On a lighter note, the vision of Neifi! and Jose Macias on the bench talking hitting during the fifth would ordinarily be cause for some sort of deeply snarky comment; perhaps a metaphor about the blind men gleefully leading each other toward a deadly precipice, or how such a conversation is reminiscent of similar talks hypothetically had by the likes of FDR and Louis Howe over the proper approach to a penalty kick.
But how can one seriously say such things when confronted by this: The Cubs scored 10 runs on a night with the wind howling out, and the team's only homer was had by....Neifi! It's come to the point where I'm strongly considering forswearing showers lest I encounter a naked Bobby Ewing.
Aramis Ramirez looks like a desperate man at the plate, like every pitched ball is food and he hasn't eaten for weeks. As was mentioned during the broadcast, Aramis is feeling the effects of his success, as pitchers are no longer willing to challenge him in any situation, preferring to either put him on or have him swing at their pitch.
I think Aramis understands this, but it's critical that he starts to apply this understanding to his approach at the dish. He's anxious right now, maybe even trying to justify the big deal he just signed, but he needs to relax and let the pitchers come to him, and if they don't, simply take his base and let his teammates do the work.
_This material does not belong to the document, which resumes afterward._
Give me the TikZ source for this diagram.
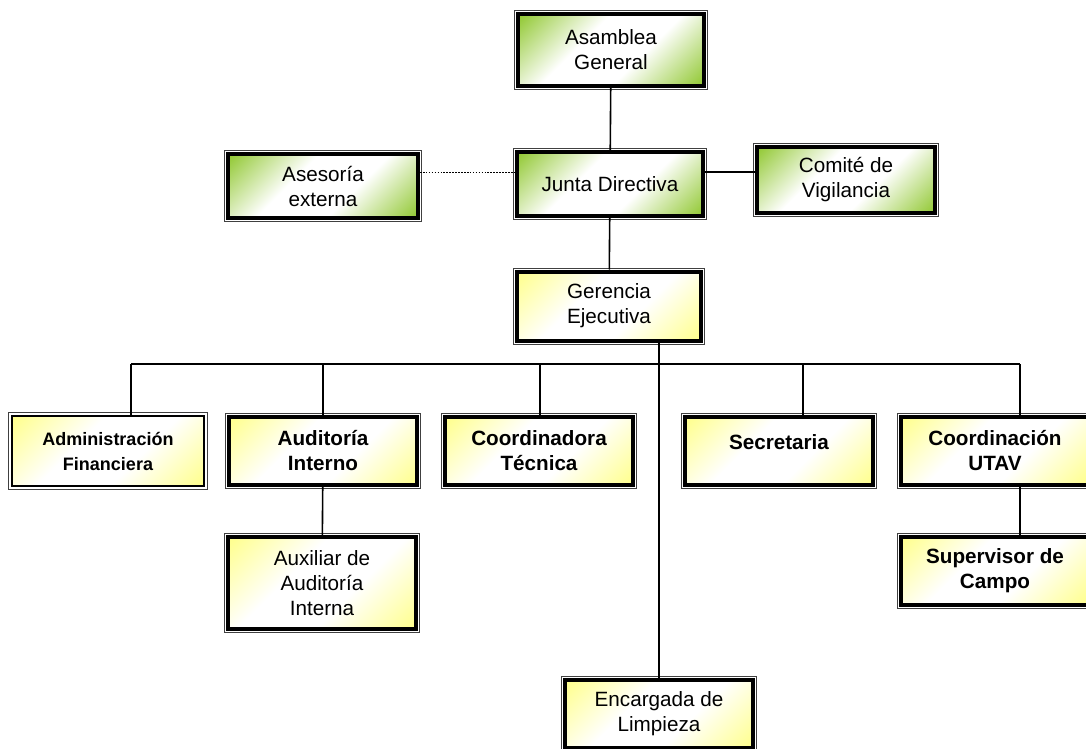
\documentclass[tikz,border=0pt]{standalone}
\usepackage{fontspec}
\setmainfont{Liberation Sans}
\definecolor{verdeclaro}{RGB}{145,200,50}
\definecolor{amarillo}{RGB}{255,255,140}
\pgfdeclareverticalshading{verdediag}{100bp}{color(0bp)=(verdeclaro); color(15bp)=(verdeclaro); color(40bp)=(white); color(60bp)=(white); color(85bp)=(verdeclaro); color(100bp)=(verdeclaro)}
\pgfdeclareverticalshading{amarillodiag}{100bp}{color(0bp)=(amarillo); color(15bp)=(amarillo); color(40bp)=(white); color(60bp)=(white); color(85bp)=(amarillo); color(100bp)=(amarillo)}

\begin{document}
\begin{tikzpicture}[x=0.75pt,y=-0.75pt]
\tikzset{
  caja/.style={minimum width=141pt, minimum height=51pt, align=center,
    font=\fontsize{15.5}{18.75}\selectfont, draw=black, line width=3pt,
    preaction={draw=black!75, line width=6pt},
    preaction={draw=white, line width=4.5pt}},
  verde/.style={caja, shading=verdediag, shading angle=45},
  amarilla/.style={caja, shading=amarillodiag, shading angle=45},
  negrita/.style={font=\fontsize{15.5}{18.75}\selectfont\bfseries},
  linea/.style={draw=black, line width=1.2pt}
}
\useasboundingbox (0,0) rectangle (1086,749);

% organos de gobierno
\node[verde, minimum width=139pt, minimum height=54pt] (asam) at (611,50) {Asamblea\\General};
\node[verde, minimum width=140pt, minimum height=48pt] (junta) at (610,184) {Junta Directiva};
\node[verde, minimum width=142.5pt, minimum height=48pt] (ases) at (323,186) {Asesoría\\externa};
\node[verde, minimum width=134pt, minimum height=50pt] (comite) at (846,180) {Comité de\\Vigilancia};
\node[amarilla, minimum width=138pt, minimum height=51.75pt] (ger) at (609,306) {Gerencia\\Ejecutiva};

% unidades
\node[amarilla, negrita, draw=black, line width=0.8pt, preaction={draw=none}, minimum width=144pt, minimum height=52.5pt,
  font=\fontsize{13.5}{18.75}\selectfont\bfseries] (adm) at (108,451) {Administración\\Financiera};
\node[amarilla, negrita] (aud) at (323,451) {Auditoría\\Interno};
\node[amarilla, negrita] (coo) at (539,451) {Coordinadora\\Técnica};
\node[amarilla, negrita, text depth=14pt] (sec) at (779,451) {Secretaria};
\node[amarilla, negrita] (utav) at (995,451) {Coordinación\\UTAV};
\node[amarilla, minimum height=69pt] (aux) at (322,583) {Auxiliar de\\Auditoría\\Interna};
\node[amarilla, negrita] (sup) at (995,571) {Supervisor de\\Campo};
\node[amarilla] (enc) at (659,714) {Encargada de\\Limpieza};

% conectores
\coordinate (bus) at (660,364);
\draw[linea] (asam) -- (junta);
\draw[linea] (junta) -- (ger);
\draw[line width=1.2pt, densely dotted] ([yshift=10pt]ases.east) -- ([yshift=10pt]ases.east -| junta.west);
\draw[linea] ([yshift=9pt]junta.east) -- ([yshift=9pt]junta.east -| comite.west);
\draw[linea] (enc.north) -- (enc.north |- ger.south);
\draw[linea] (bus -| 131,0) -- (bus -| 1020,0);
\foreach \n/\x in {adm/131, aud/323, coo/540, sec/803, utav/1020}
  \draw[linea] (\n.north -| \x,0) -- (bus -| \x,0);
\draw[linea] (aud) -- (aux);
\draw[linea] (utav.south -| 1020,0) -- (sup.north -| 1020,0);
\end{tikzpicture}
\end{document}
After all, they'll have to do it anyway if he's sitting on the bench after making an out, so why not let them do it with him standing at first?
I know I'm bad for thinking this, and even worse for sharing, but I have to find out if I'm all alone in my sickness:
Last night, after having mentioned his bout with stomach flu during the broadcast, Corey Patterson pinch hit for Mark Prior, and try as I might, all I could think of were the possibilities for humorous yet disgusting gastrointestinal episodes.
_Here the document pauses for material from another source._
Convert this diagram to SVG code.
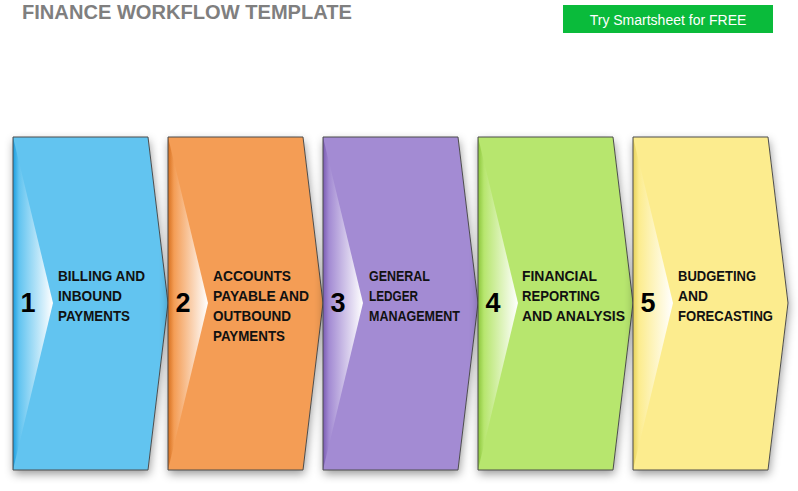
<svg xmlns="http://www.w3.org/2000/svg" width="798" height="491" viewBox="0 0 798 491">
<defs>
<style>
.sh{stroke:#4d4d4d;stroke-width:1}
.num{font-family:"Liberation Sans",Arial,sans-serif;font-weight:bold;font-size:27px;fill:#000;text-anchor:middle}
.lbl{font-family:"Liberation Sans",Arial,sans-serif;font-weight:bold;font-size:15px;fill:#111}
</style>
<filter id="shadow" x="-15%" y="-10%" width="130%" height="125%">
<feDropShadow dx="1" dy="4" stdDeviation="5" flood-color="#000" flood-opacity="0.4"/>
</filter>
<linearGradient id="g1" x1="0" y1="0" x2="1" y2="0"><stop offset="0" stop-color="#1a9ddf"/><stop offset="0.15" stop-color="#62c4f0"/><stop offset="1" stop-color="#ffffff"/></linearGradient>
<linearGradient id="g2" x1="0" y1="0" x2="1" y2="0"><stop offset="0" stop-color="#d6701f"/><stop offset="0.15" stop-color="#f49d55"/><stop offset="1" stop-color="#ffffff"/></linearGradient>
<linearGradient id="g3" x1="0" y1="0" x2="1" y2="0"><stop offset="0" stop-color="#7a5cb3"/><stop offset="0.15" stop-color="#a38bd3"/><stop offset="1" stop-color="#ffffff"/></linearGradient>
<linearGradient id="g4" x1="0" y1="0" x2="1" y2="0"><stop offset="0" stop-color="#8cc63c"/><stop offset="0.15" stop-color="#b7e66e"/><stop offset="1" stop-color="#ffffff"/></linearGradient>
<linearGradient id="g5" x1="0" y1="0" x2="1" y2="0"><stop offset="0" stop-color="#e6d15a"/><stop offset="0.15" stop-color="#fcec8e"/><stop offset="1" stop-color="#ffffff"/></linearGradient>
</defs>
<rect width="798" height="491" fill="#ffffff"/>
<text x="22" y="19" font-family="Liberation Sans,Arial,sans-serif" font-weight="bold" font-size="20" fill="#7f7f7f" textLength="330" lengthAdjust="spacingAndGlyphs">FINANCE WORKFLOW TEMPLATE</text>
<g id="button">
<rect x="563" y="5" width="210" height="28" fill="#0abb3b"/>
<text x="668" y="25" font-family="Liberation Sans,Arial,sans-serif" font-size="14" fill="#ffffff" text-anchor="middle">Try Smartsheet for FREE</text>
</g>
<g id="connectors"></g>
<g id="step1">
<polygon points="13,137 148,137 168,303 148,470 13,470" fill="#62c4f0" filter="url(#shadow)"/>
<polygon points="13,137 53,303 13,470" fill="url(#g1)"/>
<polygon class="sh" points="13,137 148,137 168,303 148,470 13,470" fill="none"/>
<text class="num" x="28" y="312">1</text>
<text class="lbl" x="58" y="281" textLength="87" lengthAdjust="spacingAndGlyphs">BILLING AND</text>
<text class="lbl" x="58" y="301" textLength="64" lengthAdjust="spacingAndGlyphs">INBOUND</text>
<text class="lbl" x="58" y="321" textLength="72" lengthAdjust="spacingAndGlyphs">PAYMENTS</text>
</g>
<g id="step2">
<polygon points="168,137 303,137 323,303 303,470 168,470" fill="#f49d55" filter="url(#shadow)"/>
<polygon points="168,137 208,303 168,470" fill="url(#g2)"/>
<polygon class="sh" points="168,137 303,137 323,303 303,470 168,470" fill="none"/>
<text class="num" x="183" y="312">2</text>
<text class="lbl" x="213" y="281" textLength="78" lengthAdjust="spacingAndGlyphs">ACCOUNTS</text>
<text class="lbl" x="213" y="301" textLength="96" lengthAdjust="spacingAndGlyphs">PAYABLE AND</text>
<text class="lbl" x="213" y="321" textLength="78" lengthAdjust="spacingAndGlyphs">OUTBOUND</text>
<text class="lbl" x="213" y="341" textLength="72" lengthAdjust="spacingAndGlyphs">PAYMENTS</text>
</g>
<g id="step3">
<polygon points="323,137 458,137 478,303 458,470 323,470" fill="#a38bd3" filter="url(#shadow)"/>
<polygon points="323,137 363,303 323,470" fill="url(#g3)"/>
<polygon class="sh" points="323,137 458,137 478,303 458,470 323,470" fill="none"/>
<text class="num" x="338" y="312">3</text>
<text class="lbl" x="369" y="281" textLength="61" lengthAdjust="spacingAndGlyphs">GENERAL</text>
<text class="lbl" x="369" y="301" textLength="49" lengthAdjust="spacingAndGlyphs">LEDGER</text>
<text class="lbl" x="369" y="321" textLength="91" lengthAdjust="spacingAndGlyphs">MANAGEMENT</text>
</g>
<g id="step4">
<polygon points="478,137 613,137 633,303 613,470 478,470" fill="#b7e66e" filter="url(#shadow)"/>
<polygon points="478,137 518,303 478,470" fill="url(#g4)"/>
<polygon class="sh" points="478,137 613,137 633,303 613,470 478,470" fill="none"/>
<text class="num" x="493" y="312">4</text>
<text class="lbl" x="522" y="281" textLength="75" lengthAdjust="spacingAndGlyphs">FINANCIAL</text>
<text class="lbl" x="522" y="301" textLength="78" lengthAdjust="spacingAndGlyphs">REPORTING</text>
<text class="lbl" x="522" y="321" textLength="103" lengthAdjust="spacingAndGlyphs">AND ANALYSIS</text>
</g>
<g id="step5">
<polygon points="633,137 768,137 788,303 768,470 633,470" fill="#fcec8e" filter="url(#shadow)"/>
<polygon points="633,137 673,303 633,470" fill="url(#g5)"/>
<polygon class="sh" points="633,137 768,137 788,303 768,470 633,470" fill="none"/>
<text class="num" x="648" y="312">5</text>
<text class="lbl" x="678" y="281" textLength="78" lengthAdjust="spacingAndGlyphs">BUDGETING</text>
<text class="lbl" x="678" y="301" textLength="30" lengthAdjust="spacingAndGlyphs">AND</text>
<text class="lbl" x="678" y="321" textLength="95" lengthAdjust="spacingAndGlyphs">FORECASTING</text>
</g>
</svg>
I won't share the details of my imaginings - they are foul - but thankfully none came to pass and Corey struck out sans incident. Here's to Mr. Patterson's full recovery, if for no other reason, to save me from myself.
Game two of the series tonight, and Carlos Zambrano has a chance to put the Cubs two games over .500 for the first time this season against the taterific, Eric Milton. If the wind's blowing out like it was last night, we may be in for a show.